* [Available data]:
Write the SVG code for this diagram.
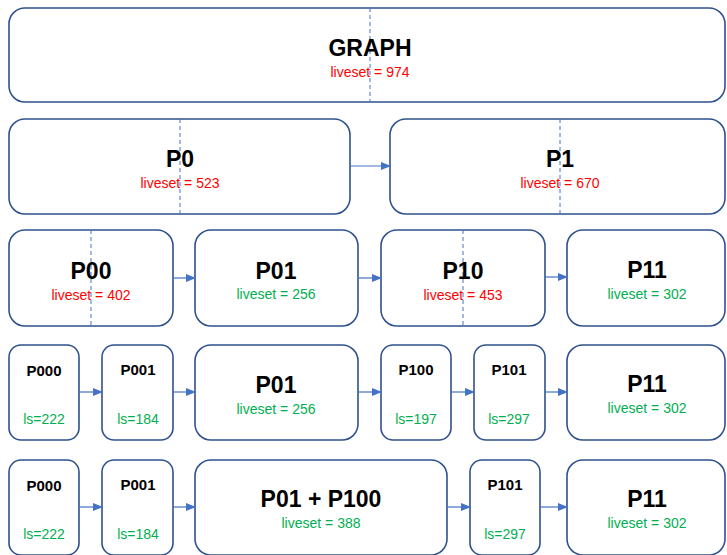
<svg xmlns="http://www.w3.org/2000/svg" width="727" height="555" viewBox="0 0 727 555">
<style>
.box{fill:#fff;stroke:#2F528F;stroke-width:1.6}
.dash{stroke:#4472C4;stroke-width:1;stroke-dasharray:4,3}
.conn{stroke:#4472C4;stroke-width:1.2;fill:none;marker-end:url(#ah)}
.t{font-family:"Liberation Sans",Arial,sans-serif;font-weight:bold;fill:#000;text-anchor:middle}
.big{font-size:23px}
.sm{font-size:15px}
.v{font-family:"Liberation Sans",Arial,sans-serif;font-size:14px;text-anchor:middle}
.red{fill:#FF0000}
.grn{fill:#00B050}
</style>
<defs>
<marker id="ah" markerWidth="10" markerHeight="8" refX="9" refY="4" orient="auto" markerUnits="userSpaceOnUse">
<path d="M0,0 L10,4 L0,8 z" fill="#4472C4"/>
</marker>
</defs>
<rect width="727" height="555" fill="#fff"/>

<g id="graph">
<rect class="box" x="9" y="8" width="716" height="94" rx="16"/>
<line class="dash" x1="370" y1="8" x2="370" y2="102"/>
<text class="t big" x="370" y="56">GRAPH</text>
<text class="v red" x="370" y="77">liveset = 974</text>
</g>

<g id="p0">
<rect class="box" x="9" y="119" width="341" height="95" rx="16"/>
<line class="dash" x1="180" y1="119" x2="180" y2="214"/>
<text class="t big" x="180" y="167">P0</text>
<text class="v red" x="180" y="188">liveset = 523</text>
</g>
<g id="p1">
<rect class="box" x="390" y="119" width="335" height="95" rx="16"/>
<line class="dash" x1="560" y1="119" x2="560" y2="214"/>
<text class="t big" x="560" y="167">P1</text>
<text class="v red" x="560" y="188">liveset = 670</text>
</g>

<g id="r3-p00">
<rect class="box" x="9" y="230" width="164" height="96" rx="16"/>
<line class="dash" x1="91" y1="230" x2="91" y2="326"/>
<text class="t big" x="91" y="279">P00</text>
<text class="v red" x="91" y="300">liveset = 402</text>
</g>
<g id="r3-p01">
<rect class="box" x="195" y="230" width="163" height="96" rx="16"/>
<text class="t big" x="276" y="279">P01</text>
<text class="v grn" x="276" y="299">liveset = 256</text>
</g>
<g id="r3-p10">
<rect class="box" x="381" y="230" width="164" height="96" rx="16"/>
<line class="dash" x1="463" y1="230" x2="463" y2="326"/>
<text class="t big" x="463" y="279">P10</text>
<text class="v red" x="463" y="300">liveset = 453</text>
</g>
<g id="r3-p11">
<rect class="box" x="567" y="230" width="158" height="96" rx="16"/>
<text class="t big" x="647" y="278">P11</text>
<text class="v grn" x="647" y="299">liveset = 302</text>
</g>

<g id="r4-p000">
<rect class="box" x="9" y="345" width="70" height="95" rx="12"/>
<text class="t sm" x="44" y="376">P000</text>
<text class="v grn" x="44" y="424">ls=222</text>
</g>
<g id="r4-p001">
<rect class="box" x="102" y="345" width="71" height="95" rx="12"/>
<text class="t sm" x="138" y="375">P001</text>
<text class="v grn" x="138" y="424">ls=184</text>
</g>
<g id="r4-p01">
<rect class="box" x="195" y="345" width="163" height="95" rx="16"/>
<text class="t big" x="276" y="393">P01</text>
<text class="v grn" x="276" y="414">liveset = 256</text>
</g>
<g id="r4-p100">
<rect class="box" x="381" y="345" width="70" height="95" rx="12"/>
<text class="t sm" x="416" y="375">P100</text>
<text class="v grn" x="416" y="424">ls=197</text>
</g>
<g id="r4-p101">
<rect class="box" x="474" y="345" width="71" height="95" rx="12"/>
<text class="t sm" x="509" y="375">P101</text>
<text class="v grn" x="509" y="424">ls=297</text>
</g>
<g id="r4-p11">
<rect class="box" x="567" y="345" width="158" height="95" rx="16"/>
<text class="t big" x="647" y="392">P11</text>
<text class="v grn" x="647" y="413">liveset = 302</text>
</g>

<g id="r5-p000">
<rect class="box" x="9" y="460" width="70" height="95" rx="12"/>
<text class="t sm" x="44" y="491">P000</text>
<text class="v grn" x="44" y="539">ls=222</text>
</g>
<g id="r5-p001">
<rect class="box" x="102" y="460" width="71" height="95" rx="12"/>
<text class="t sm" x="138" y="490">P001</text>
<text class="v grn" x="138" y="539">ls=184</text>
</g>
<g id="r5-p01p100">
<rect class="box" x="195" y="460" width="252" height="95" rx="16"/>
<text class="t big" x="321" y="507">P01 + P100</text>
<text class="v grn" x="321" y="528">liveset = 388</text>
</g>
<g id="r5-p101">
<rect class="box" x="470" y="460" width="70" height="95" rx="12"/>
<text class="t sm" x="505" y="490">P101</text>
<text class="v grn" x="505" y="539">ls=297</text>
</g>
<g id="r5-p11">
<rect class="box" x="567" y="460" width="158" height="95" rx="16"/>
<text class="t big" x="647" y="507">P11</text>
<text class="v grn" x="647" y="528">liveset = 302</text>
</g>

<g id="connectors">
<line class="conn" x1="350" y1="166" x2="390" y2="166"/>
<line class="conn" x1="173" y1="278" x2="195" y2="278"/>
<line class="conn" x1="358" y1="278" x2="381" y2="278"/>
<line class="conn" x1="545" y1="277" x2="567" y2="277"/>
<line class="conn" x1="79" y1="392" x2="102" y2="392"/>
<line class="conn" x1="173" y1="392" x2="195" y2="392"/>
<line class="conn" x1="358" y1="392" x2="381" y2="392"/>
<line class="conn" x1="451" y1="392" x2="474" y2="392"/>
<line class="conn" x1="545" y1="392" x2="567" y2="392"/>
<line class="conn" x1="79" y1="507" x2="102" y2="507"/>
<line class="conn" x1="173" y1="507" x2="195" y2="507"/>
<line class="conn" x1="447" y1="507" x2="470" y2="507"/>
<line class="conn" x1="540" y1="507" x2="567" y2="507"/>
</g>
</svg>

* [What needs to be done]: Skip the images and write out the rest of the listing exactly.

* [Exercise response]:
Write the SVG code for this diagram.
<svg xmlns="http://www.w3.org/2000/svg" width="727" height="555" viewBox="0 0 727 555">
<style>
.box{fill:#fff;stroke:#2F528F;stroke-width:1.6}
.dash{stroke:#4472C4;stroke-width:1;stroke-dasharray:4,3}
.conn{stroke:#4472C4;stroke-width:1.2;fill:none;marker-end:url(#ah)}
.t{font-family:"Liberation Sans",Arial,sans-serif;font-weight:bold;fill:#000;text-anchor:middle}
.big{font-size:23px}
.sm{font-size:15px}
.v{font-family:"Liberation Sans",Arial,sans-serif;font-size:14px;text-anchor:middle}
.red{fill:#FF0000}
.grn{fill:#00B050}
</style>
<defs>
<marker id="ah" markerWidth="10" markerHeight="8" refX="9" refY="4" orient="auto" markerUnits="userSpaceOnUse">
<path d="M0,0 L10,4 L0,8 z" fill="#4472C4"/>
</marker>
</defs>
<rect width="727" height="555" fill="#fff"/>

<g id="graph">
<rect class="box" x="9" y="8" width="716" height="94" rx="16"/>
<line class="dash" x1="370" y1="8" x2="370" y2="102"/>
<text class="t big" x="370" y="56">GRAPH</text>
<text class="v red" x="370" y="77">liveset = 974</text>
</g>

<g id="p0">
<rect class="box" x="9" y="119" width="341" height="95" rx="16"/>
<line class="dash" x1="180" y1="119" x2="180" y2="214"/>
<text class="t big" x="180" y="167">P0</text>
<text class="v red" x="180" y="188">liveset = 523</text>
</g>
<g id="p1">
<rect class="box" x="390" y="119" width="335" height="95" rx="16"/>
<line class="dash" x1="560" y1="119" x2="560" y2="214"/>
<text class="t big" x="560" y="167">P1</text>
<text class="v red" x="560" y="188">liveset = 670</text>
</g>

<g id="r3-p00">
<rect class="box" x="9" y="230" width="164" height="96" rx="16"/>
<line class="dash" x1="91" y1="230" x2="91" y2="326"/>
<text class="t big" x="91" y="279">P00</text>
<text class="v red" x="91" y="300">liveset = 402</text>
</g>
<g id="r3-p01">
<rect class="box" x="195" y="230" width="163" height="96" rx="16"/>
<text class="t big" x="276" y="279">P01</text>
<text class="v grn" x="276" y="299">liveset = 256</text>
</g>
<g id="r3-p10">
<rect class="box" x="381" y="230" width="164" height="96" rx="16"/>
<line class="dash" x1="463" y1="230" x2="463" y2="326"/>
<text class="t big" x="463" y="279">P10</text>
<text class="v red" x="463" y="300">liveset = 453</text>
</g>
<g id="r3-p11">
<rect class="box" x="567" y="230" width="158" height="96" rx="16"/>
<text class="t big" x="647" y="278">P11</text>
<text class="v grn" x="647" y="299">liveset = 302</text>
</g>

<g id="r4-p000">
<rect class="box" x="9" y="345" width="70" height="95" rx="12"/>
<text class="t sm" x="44" y="376">P000</text>
<text class="v grn" x="44" y="424">ls=222</text>
</g>
<g id="r4-p001">
<rect class="box" x="102" y="345" width="71" height="95" rx="12"/>
<text class="t sm" x="138" y="375">P001</text>
<text class="v grn" x="138" y="424">ls=184</text>
</g>
<g id="r4-p01">
<rect class="box" x="195" y="345" width="163" height="95" rx="16"/>
<text class="t big" x="276" y="393">P01</text>
<text class="v grn" x="276" y="414">liveset = 256</text>
</g>
<g id="r4-p100">
<rect class="box" x="381" y="345" width="70" height="95" rx="12"/>
<text class="t sm" x="416" y="375">P100</text>
<text class="v grn" x="416" y="424">ls=197</text>
</g>
<g id="r4-p101">
<rect class="box" x="474" y="345" width="71" height="95" rx="12"/>
<text class="t sm" x="509" y="375">P101</text>
<text class="v grn" x="509" y="424">ls=297</text>
</g>
<g id="r4-p11">
<rect class="box" x="567" y="345" width="158" height="95" rx="16"/>
<text class="t big" x="647" y="392">P11</text>
<text class="v grn" x="647" y="413">liveset = 302</text>
</g>

<g id="r5-p000">
<rect class="box" x="9" y="460" width="70" height="95" rx="12"/>
<text class="t sm" x="44" y="491">P000</text>
<text class="v grn" x="44" y="539">ls=222</text>
</g>
<g id="r5-p001">
<rect class="box" x="102" y="460" width="71" height="95" rx="12"/>
<text class="t sm" x="138" y="490">P001</text>
<text class="v grn" x="138" y="539">ls=184</text>
</g>
<g id="r5-p01p100">
<rect class="box" x="195" y="460" width="252" height="95" rx="16"/>
<text class="t big" x="321" y="507">P01 + P100</text>
<text class="v grn" x="321" y="528">liveset = 388</text>
</g>
<g id="r5-p101">
<rect class="box" x="470" y="460" width="70" height="95" rx="12"/>
<text class="t sm" x="505" y="490">P101</text>
<text class="v grn" x="505" y="539">ls=297</text>
</g>
<g id="r5-p11">
<rect class="box" x="567" y="460" width="158" height="95" rx="16"/>
<text class="t big" x="647" y="507">P11</text>
<text class="v grn" x="647" y="528">liveset = 302</text>
</g>

<g id="connectors">
<line class="conn" x1="350" y1="166" x2="390" y2="166"/>
<line class="conn" x1="173" y1="278" x2="195" y2="278"/>
<line class="conn" x1="358" y1="278" x2="381" y2="278"/>
<line class="conn" x1="545" y1="277" x2="567" y2="277"/>
<line class="conn" x1="79" y1="392" x2="102" y2="392"/>
<line class="conn" x1="173" y1="392" x2="195" y2="392"/>
<line class="conn" x1="358" y1="392" x2="381" y2="392"/>
<line class="conn" x1="451" y1="392" x2="474" y2="392"/>
<line class="conn" x1="545" y1="392" x2="567" y2="392"/>
<line class="conn" x1="79" y1="507" x2="102" y2="507"/>
<line class="conn" x1="173" y1="507" x2="195" y2="507"/>
<line class="conn" x1="447" y1="507" x2="470" y2="507"/>
<line class="conn" x1="540" y1="507" x2="567" y2="507"/>
</g>
</svg>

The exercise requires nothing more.